Csikszentmihalyi believes enjoyment comes through work, not aimless, lackadaisical loafing. To experience real enjoyment, to really ENJOY ourselves, we have to WORK at having a good time. Because to have a good time means to DO something, to engage in something (tennis, reading, chess, debating, playing an instrument, golfing, yoga, drawing, karate, carpentry, etc. etc.) that makes use of our minds and bodies and forces us to concentrate. In doing this, as long as there the right amount of stimulation without frustration or boredom, we will lose ourselves in the moment. And it is in these moments (which we can hopefully make last), that we enjoy life and experience, at least what most would call, happiness.

"Unless a person takes charge of them, both work and free time are likely to be disappointing. Most jobs and many leisure activities -- especially those that involve the passive consumption of mass media -- are not designed to make us happy and strong. Their purpose is to make money for someone else.

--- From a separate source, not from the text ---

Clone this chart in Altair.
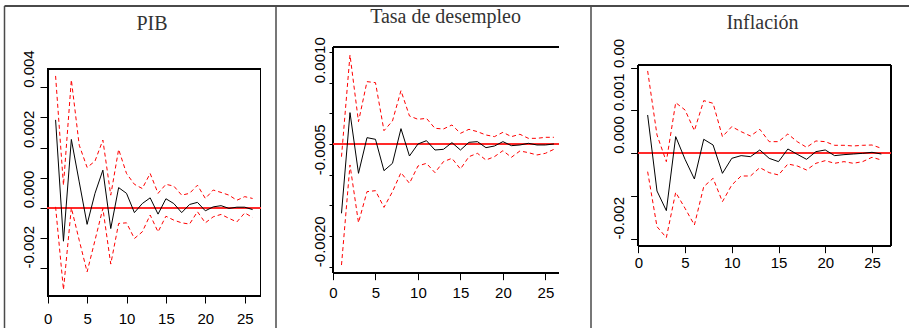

If we allow them to, they can suck out the marrow of our lives, leaving only feeble husks." (Flow, ch. 7, p. 163)

Happiness comes not from tuning out to simply absorb what we call entertainment, but from actively engaging with the world so that we feel we are truly part of it and can have a real effect on it.

Since TV in no way provides this kind of opportunity, it is quite literally a waste of life.

As Neil Postman says in his book Amusing Ourselves to Death: Public Discourse in the Age of Show Business (1985), "The problem is not that television presents us with entertaining subject matter but that all subject matter is presented as entertaining..." (Amusing, ch. 6, p. 87)

I guess there's a reason they call it the idiot box.

So here's to Aldous Huxley and his warning about the future of bread and circuses... and to Neil Postman for his tribute to Huxley... and especially to Csikszentmihalyi, for not only tying these others' ideas in nicely with his own theory, but for giving us an alternative to TV. Here's to being in flow.

1 comment:

Anonymous said...

I really want to try this too.
I totally know what you mean. There are a million and one activities that I always want to do-like, learn how to knit- but I always say I don't have time.
But at the same time, come hell or high-water I never miss an episode of Grey's Anatomy. Twisted.